> **GIVEN PROBLEM**: Filter the entries below, keeping only lines with the word "this".

> **DATASET**:
## Start

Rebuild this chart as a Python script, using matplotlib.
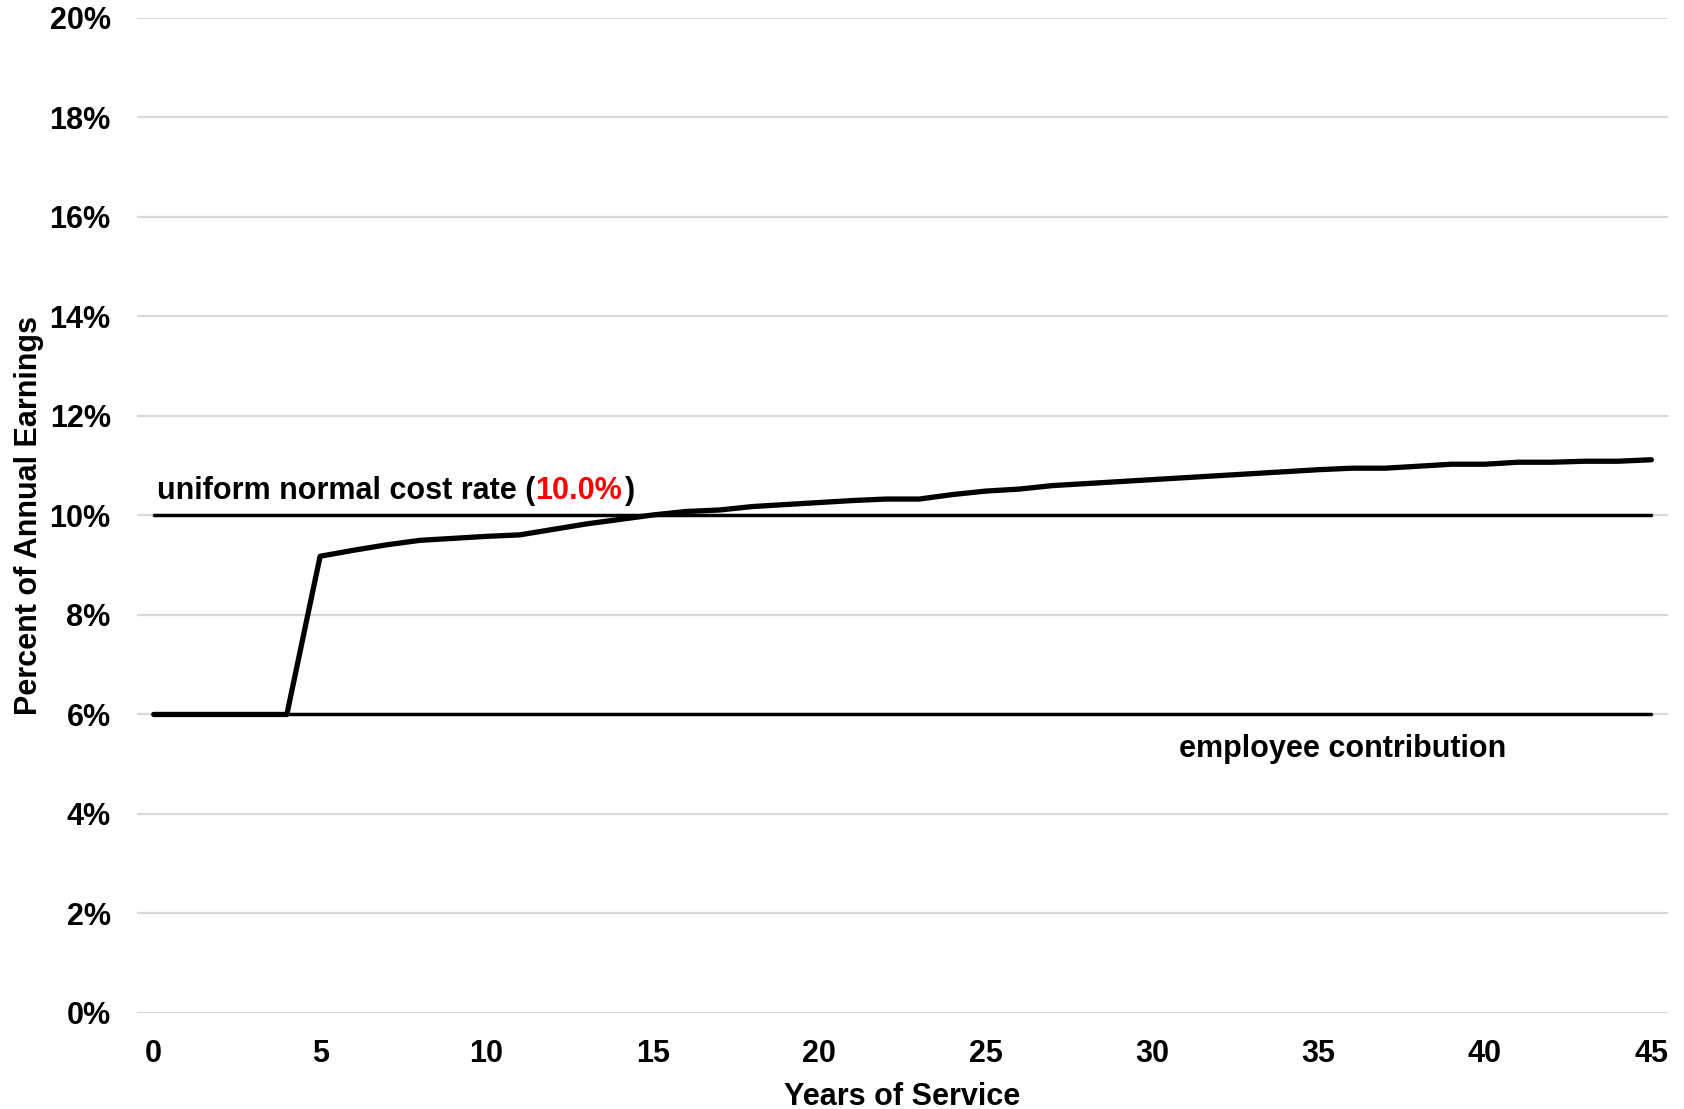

## End
## Start

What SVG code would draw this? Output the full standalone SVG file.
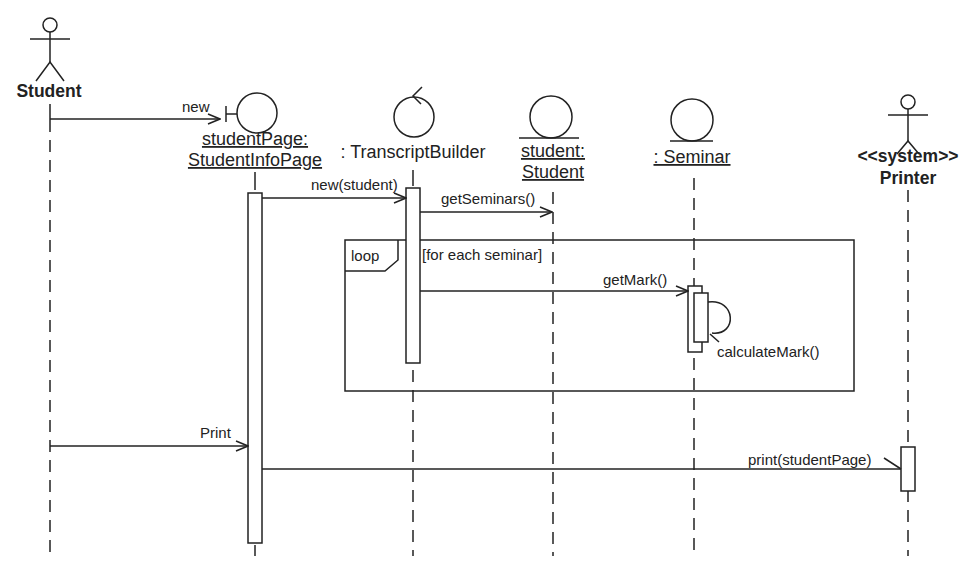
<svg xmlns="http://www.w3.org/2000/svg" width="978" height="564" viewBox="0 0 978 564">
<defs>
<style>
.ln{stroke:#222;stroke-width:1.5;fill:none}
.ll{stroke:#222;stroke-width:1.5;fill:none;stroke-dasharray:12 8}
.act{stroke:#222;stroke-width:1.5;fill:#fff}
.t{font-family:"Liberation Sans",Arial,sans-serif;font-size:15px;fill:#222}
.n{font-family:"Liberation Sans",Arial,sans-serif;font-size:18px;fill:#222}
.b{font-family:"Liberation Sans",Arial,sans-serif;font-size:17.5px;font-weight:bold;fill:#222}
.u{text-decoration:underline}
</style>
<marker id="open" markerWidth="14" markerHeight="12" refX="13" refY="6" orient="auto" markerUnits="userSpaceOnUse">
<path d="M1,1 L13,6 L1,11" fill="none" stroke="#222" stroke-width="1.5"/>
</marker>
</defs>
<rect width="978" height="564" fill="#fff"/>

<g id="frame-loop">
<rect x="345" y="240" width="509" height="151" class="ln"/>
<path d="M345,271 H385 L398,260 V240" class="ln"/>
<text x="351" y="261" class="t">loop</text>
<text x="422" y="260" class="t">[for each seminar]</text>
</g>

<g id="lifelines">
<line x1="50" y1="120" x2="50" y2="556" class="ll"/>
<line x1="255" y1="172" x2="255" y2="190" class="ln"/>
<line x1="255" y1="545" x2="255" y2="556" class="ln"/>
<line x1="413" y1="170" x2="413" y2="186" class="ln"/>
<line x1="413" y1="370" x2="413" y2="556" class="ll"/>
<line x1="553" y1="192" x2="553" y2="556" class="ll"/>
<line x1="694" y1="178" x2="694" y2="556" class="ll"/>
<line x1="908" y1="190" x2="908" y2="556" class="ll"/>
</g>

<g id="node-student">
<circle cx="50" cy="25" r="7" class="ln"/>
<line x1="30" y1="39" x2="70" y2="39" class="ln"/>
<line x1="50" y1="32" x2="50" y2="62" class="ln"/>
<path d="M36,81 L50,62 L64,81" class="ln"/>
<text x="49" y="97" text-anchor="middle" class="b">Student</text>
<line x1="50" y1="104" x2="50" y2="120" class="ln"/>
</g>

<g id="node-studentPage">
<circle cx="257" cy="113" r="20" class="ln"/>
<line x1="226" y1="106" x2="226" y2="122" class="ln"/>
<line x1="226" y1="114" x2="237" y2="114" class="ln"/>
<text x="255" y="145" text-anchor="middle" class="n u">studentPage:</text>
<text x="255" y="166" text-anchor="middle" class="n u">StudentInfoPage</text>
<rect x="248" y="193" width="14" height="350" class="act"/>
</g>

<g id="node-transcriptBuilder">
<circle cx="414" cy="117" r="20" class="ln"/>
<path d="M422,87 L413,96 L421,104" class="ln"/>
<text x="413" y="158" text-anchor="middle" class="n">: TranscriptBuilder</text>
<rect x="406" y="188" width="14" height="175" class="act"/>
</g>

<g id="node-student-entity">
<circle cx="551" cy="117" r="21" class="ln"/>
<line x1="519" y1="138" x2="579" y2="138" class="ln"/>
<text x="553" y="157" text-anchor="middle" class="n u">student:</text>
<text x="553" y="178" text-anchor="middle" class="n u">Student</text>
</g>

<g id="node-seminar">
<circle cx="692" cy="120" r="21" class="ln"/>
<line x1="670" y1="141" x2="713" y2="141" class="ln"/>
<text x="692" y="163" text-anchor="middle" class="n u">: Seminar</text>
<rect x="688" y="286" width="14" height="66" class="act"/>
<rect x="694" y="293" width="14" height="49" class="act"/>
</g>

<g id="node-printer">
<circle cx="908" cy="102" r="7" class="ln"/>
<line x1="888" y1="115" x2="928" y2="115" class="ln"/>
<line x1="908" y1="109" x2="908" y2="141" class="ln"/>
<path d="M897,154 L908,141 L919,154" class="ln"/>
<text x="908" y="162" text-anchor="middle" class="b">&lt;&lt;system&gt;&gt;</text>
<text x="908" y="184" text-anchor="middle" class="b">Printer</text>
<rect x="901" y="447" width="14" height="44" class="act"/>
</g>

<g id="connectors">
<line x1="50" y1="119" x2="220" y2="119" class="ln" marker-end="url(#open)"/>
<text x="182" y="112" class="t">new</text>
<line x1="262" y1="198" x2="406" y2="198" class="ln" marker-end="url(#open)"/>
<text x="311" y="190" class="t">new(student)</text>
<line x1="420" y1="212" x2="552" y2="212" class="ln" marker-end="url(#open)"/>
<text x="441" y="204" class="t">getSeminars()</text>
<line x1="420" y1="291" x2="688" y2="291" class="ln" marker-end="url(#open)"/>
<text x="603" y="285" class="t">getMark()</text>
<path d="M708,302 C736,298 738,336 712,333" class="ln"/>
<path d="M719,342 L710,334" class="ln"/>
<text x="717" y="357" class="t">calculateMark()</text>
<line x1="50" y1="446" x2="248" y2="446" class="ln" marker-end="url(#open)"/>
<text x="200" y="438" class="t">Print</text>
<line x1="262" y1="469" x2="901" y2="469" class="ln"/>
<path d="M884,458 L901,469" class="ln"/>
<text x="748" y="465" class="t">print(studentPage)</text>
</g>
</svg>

## End

> **SOLVED EXERCISE**:
Rebuild this chart as a Python script, using matplotlib.
What SVG code would draw this? Output the full standalone SVG file.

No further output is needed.